How specific do the policies really need to be to turn the current range of social evils around? Not much. However, the financial analyst Bernard Hickey (who doesn’t exactly fit the media stereotype of the dreadlocked Occupy protester) has come up with some policy suggestions that would go a long way to meeting the apparent goals of the Occupy movement. Hickey’s suggested list of policy changes include :

1 A land tax to rectify the transfer of wealth to the landed generation and make our budget more sustainable.

2 Reversing the tax cuts for the highest income-earners, which are not working to boost economic growth and are being paid for by foreign borrowing.

3 Joining the European push for a global Financial Transactions Tax to forcibly reverse the financialisation of the economy.

4 Avoiding taxpayer bailouts of our biggest banks. The Reserve Bank's Open Bank Resolution proposal is heading in the right direction.

5 Extending the retirement age to 67 over time.

6 Our banks further reducing their reliance on foreign bank funding that can freeze in a crisis.

7 Pulling out of free trade talks with the United States, which is an enemy of free trade and bankrupt politically and financially.

8 Balancing our budget as quickly as possible to reduce the burden of debt on future generations.

9 Reducing consumption of imports, and saving, producing and exporting more…

That would seem to be enough for anyone to go on with, for now. The next test will come when the local government authorities currently housing the Occupy tent cities decide to call in the Police to move them on. So far, mayors Len Brown in Auckland and Celia Wade-Brown in Wellington have handled the Occupy protests very intelligently, and humanely. (One shudders to think what excesses would already have been committed in Auckland by the mayoralty of John Banks.) For their part, the Occupy protesters have not yet tried much in the way of overt actions (such as occupying the Stock Exchange) that would give local government a pretext for moving in and clearing out the tents. However, Wade-Brown has signalled that the Occupy tents can’t stay on council land forever.

To which one can only say – why not? The Occupy movement could be viewed as providing a new and valid part of civic life, as much as any Hyde Park corner soapbox. Whether the Occupy movement itself can – or should – settle merely for passive and symbolic forms of protest is over to the assemblies to decide. No doubt, symbolic protests in Civic Centre, or even marches to symbolic landmarks such as the Reserve Bank will try the patience of local government, in the coming weeks and months. What would be advisable is for the likes of Celia Wade- Brown and Len Brown to come down and participate in the assemblies - and engage directly with the people on site - before they take any decision to bring in the Police. That outcome would only be a confession of failure.

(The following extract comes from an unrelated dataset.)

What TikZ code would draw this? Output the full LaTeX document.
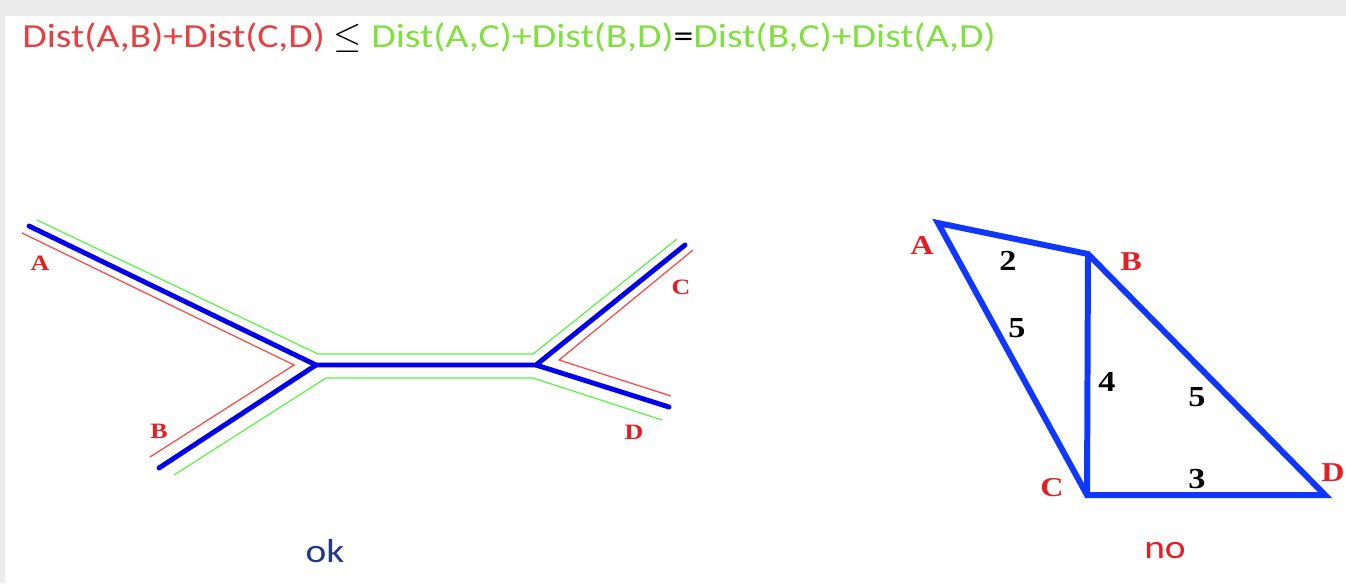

It would also be highly cynical for the Police to wait until Rugby World Cup euphoria was over, and then move against young people in this way.

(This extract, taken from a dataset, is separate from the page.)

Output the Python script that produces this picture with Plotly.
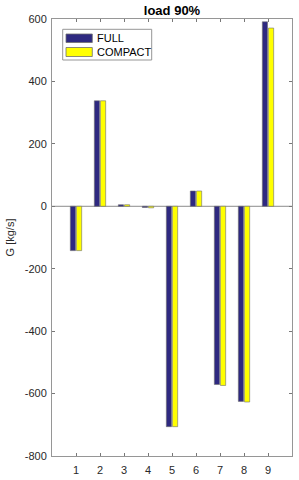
import plotly.graph_objects as go

categories = [1, 2, 3, 4, 5, 6, 7, 8, 9]
series_names = ["FULL", "COMPACT"]
full_values = [-142, 338, 5, -4, -706, 49, -571, -625, 591]
compact_values = [-142, 338, 5, -5, -706, 49, -574, -627, 571]
y_ticks = [-800, -600, -400, -200, 0, 200, 400, 600]
y_tick_labels = [str(v) for v in y_ticks]

W, H = 299, 480
ML, MR, MT, MB = 52, 7, 19, 24
PW, PH = W - ML - MR, H - MT - MB

def px2x(px):
    return (px - ML) / PW

def py2y(py):
    return (H - MB - py) / PH

colors = ["rgb(46,41,128)", "rgb(255,255,0)"]
edge = "rgb(110,110,110)"
font_family = "Liberation Sans, Arial"

fig = go.Figure()
for name, vals, col in zip(series_names, [full_values, compact_values], colors):
    fig.add_trace(go.Bar(x=categories, y=vals, name=name,
                         marker=dict(color=col, line=dict(color=edge, width=0.6))))

fig.add_shape(type="line", xref="x", yref="y", x0=0, x1=10, y0=0, y1=0,
              line=dict(color="rgb(140,140,140)", width=1), layer="below")

# legend box (MATLAB style)
fig.add_shape(type="rect", xref="paper", yref="paper",
              x0=px2x(62.7), x1=px2x(151.7), y0=py2y(60), y1=py2y(29.3),
              fillcolor="white", line=dict(color="rgb(150,150,150)", width=1), layer="above")
patch_y = [(34, 42.5), (47.5, 56.5)]
for name, col, (ya, yb) in zip(series_names, colors, patch_y):
    fig.add_shape(type="rect", xref="paper", yref="paper",
                  x0=px2x(66), x1=px2x(92.3), y0=py2y(yb), y1=py2y(ya),
                  fillcolor=col, line=dict(color=edge, width=0.8), layer="above")
    fig.add_annotation(xref="paper", yref="paper", x=px2x(95), y=py2y((ya + yb) / 2),
                       xanchor="left", yanchor="middle", showarrow=False, text=name,
                       font=dict(family=font_family, size=11, color="black"))

axis_common = dict(showline=True, linecolor="rgb(150,150,150)", linewidth=1, mirror="ticks",
                   ticks="inside", ticklen=3, tickcolor="rgb(120,120,120)", showgrid=False,
                   zeroline=False, automargin=False,
                   tickfont=dict(family=font_family, size=11, color="rgb(40,40,40)"))

fig.update_layout(
    width=W, height=H,
    margin=dict(l=ML, r=MR, t=MT, b=MB),
    paper_bgcolor="white", plot_bgcolor="white",
    barmode="group", bargap=0.49, bargroupgap=0.15,
    showlegend=False,
    title=dict(text="<b>load 90%</b>", x=(ML + PW / 2) / W, xanchor="center",
               yref="container", y=1 - 10.5 / H, yanchor="middle",
               font=dict(family=font_family, size=13, color="black")),
    xaxis=dict(range=[0, 10], tickvals=categories, ticklabelstandoff=4, **axis_common),
    yaxis=dict(range=[-800, 600], tickvals=y_ticks, ticktext=y_tick_labels, ticklabelstandoff=2,
               title=dict(text="G [kg/s]", standoff=7,
                          font=dict(family=font_family, size=11, color="rgb(40,40,40)")),
               **axis_common),
)

fig.write_html("out.html", config={"displayModeBar": False},
               post_script="document.body.style.margin='0';")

It is, after all, a sign of a mature political system that it can tolerate and even encourage visible forms of peaceful dissent. Go back to that church analogy used at the outset of this column. Dissent is not supposed to be comfortable, or excessively polite. Jesus Christ, it is worth remembering, went into the contemporary version of the Stock Exchange, and upended the tables of the moneylenders, because he was so outraged at the social harm they were doing. The test for Len Brown and Celia Wade-Brown in the coming weeks will consist in whether they choose to allow themselves to become the enforcement arm of the money lenders. Lets hope they can resist the pressure.